• [Stated task]: Go through the entries and say how many lines contain the string "seaborn". The number is the whole answer.

>> Start Provided information

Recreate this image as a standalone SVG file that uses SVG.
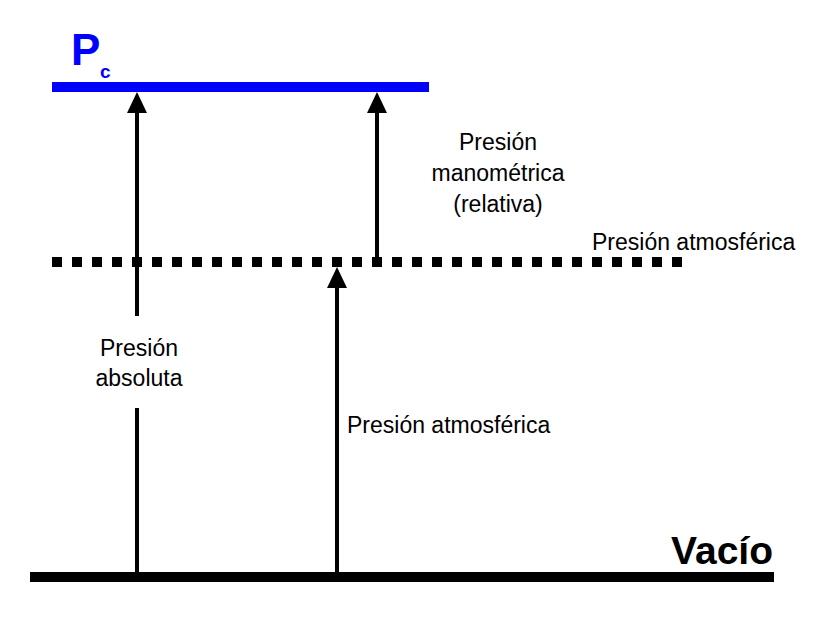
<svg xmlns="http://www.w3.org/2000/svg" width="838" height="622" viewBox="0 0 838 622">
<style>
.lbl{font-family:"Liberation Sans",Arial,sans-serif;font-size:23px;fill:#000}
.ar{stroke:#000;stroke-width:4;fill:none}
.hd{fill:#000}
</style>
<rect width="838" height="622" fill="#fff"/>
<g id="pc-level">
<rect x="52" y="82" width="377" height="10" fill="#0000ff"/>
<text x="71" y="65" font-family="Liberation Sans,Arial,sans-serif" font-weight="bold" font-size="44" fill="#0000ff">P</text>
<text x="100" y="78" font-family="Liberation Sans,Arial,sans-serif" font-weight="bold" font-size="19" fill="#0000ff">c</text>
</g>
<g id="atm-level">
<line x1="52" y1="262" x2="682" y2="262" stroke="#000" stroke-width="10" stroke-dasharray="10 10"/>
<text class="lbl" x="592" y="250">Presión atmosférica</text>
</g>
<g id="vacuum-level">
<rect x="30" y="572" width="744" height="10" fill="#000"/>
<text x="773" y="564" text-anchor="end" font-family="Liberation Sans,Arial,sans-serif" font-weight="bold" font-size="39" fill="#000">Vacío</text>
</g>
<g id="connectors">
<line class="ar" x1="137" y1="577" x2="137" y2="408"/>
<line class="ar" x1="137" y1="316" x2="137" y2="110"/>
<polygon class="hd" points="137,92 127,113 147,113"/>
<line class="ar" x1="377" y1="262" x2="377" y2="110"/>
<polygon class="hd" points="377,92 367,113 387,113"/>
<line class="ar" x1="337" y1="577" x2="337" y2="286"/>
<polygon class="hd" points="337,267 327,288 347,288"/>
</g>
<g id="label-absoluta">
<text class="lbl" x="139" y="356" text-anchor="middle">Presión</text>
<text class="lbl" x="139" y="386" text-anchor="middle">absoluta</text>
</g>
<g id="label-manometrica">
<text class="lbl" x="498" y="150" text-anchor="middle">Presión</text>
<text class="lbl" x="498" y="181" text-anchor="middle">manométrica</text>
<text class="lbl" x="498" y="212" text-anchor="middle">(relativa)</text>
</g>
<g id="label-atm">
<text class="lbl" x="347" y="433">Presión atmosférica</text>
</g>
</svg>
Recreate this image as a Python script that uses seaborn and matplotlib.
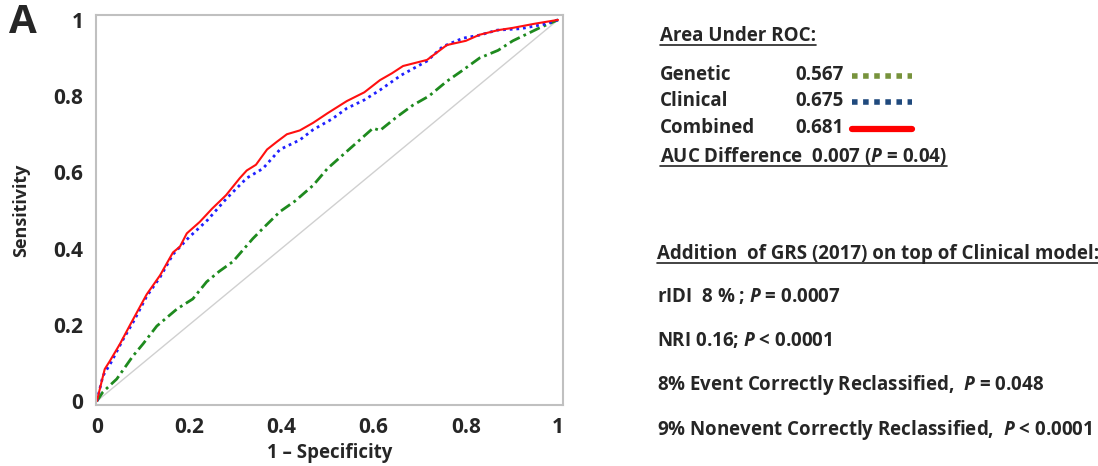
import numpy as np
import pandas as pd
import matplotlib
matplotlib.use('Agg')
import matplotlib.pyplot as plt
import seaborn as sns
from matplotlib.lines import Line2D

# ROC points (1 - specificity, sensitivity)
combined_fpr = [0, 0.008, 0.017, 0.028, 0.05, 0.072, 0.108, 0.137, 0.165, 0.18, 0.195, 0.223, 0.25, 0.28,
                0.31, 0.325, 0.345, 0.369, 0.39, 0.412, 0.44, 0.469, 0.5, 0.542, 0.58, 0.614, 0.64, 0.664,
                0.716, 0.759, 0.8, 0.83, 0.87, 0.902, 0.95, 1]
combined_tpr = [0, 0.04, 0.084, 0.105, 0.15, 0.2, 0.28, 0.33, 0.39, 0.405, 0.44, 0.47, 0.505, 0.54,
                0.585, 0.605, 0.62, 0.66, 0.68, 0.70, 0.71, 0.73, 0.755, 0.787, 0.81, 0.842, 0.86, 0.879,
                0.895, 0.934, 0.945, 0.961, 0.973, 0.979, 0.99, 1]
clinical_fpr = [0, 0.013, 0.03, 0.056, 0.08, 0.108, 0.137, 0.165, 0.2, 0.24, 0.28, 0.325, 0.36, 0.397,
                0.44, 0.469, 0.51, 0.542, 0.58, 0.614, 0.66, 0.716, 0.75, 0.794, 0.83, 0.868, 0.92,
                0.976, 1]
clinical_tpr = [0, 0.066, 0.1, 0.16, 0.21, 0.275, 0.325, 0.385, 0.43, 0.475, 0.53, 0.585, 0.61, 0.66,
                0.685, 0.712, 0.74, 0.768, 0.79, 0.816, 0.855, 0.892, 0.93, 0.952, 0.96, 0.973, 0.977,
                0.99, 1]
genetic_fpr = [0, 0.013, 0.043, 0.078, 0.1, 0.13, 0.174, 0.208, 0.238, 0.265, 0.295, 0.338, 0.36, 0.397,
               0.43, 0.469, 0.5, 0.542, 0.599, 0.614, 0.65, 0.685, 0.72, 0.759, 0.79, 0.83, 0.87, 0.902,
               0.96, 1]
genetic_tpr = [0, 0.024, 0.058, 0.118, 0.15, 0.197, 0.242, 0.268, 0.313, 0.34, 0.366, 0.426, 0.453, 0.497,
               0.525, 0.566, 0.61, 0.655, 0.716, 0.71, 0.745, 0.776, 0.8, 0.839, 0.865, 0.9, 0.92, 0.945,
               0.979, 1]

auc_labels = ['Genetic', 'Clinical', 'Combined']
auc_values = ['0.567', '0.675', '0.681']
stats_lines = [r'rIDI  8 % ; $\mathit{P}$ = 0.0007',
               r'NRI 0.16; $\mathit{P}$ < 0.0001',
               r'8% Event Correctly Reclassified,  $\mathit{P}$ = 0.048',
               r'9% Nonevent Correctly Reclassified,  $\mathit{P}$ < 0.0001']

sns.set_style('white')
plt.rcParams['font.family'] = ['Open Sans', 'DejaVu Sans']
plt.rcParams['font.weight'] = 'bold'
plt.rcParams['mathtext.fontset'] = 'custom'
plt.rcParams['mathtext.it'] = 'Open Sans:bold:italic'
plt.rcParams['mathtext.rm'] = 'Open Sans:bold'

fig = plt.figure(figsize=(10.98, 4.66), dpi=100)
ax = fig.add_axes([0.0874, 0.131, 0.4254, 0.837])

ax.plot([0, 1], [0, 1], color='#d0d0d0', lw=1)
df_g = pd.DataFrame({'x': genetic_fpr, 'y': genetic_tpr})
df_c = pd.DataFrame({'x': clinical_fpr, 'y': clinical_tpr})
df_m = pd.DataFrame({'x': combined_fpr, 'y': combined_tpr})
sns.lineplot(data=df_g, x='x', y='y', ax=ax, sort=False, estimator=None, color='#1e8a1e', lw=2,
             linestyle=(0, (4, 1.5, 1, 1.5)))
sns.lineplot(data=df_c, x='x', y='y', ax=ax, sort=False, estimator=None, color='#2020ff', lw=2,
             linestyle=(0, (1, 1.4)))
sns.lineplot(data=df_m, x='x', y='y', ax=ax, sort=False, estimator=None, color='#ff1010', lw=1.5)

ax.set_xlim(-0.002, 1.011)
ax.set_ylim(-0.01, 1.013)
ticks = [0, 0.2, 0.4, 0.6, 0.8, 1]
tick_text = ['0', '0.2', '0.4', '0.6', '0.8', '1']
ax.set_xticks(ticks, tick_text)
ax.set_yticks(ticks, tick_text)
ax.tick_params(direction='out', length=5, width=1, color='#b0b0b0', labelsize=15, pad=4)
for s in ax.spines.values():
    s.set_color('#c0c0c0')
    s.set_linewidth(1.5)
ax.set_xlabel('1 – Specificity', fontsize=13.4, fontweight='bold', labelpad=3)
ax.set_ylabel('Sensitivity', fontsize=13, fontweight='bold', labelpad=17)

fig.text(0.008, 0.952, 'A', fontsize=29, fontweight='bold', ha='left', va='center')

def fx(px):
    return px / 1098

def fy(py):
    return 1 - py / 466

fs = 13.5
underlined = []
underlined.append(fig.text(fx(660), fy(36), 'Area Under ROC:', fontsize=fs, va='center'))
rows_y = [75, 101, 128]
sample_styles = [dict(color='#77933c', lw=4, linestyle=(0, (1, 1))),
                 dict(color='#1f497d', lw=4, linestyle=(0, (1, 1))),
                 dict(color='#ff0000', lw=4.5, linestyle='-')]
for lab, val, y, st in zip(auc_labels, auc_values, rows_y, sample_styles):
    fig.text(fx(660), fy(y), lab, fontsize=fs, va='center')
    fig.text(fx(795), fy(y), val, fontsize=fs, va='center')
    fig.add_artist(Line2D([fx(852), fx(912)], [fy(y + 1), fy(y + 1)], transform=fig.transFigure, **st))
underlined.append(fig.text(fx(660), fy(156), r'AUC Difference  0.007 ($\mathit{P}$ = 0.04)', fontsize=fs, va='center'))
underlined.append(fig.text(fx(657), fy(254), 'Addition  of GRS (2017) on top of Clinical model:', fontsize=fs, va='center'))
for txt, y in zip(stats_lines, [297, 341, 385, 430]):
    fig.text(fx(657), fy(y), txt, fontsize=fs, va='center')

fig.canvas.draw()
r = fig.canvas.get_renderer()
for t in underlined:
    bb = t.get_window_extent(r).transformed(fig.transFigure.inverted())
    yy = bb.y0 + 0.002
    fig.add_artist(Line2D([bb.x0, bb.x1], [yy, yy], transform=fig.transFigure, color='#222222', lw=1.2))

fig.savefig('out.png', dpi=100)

>> End Provided information

• [Result for this exercise]: 2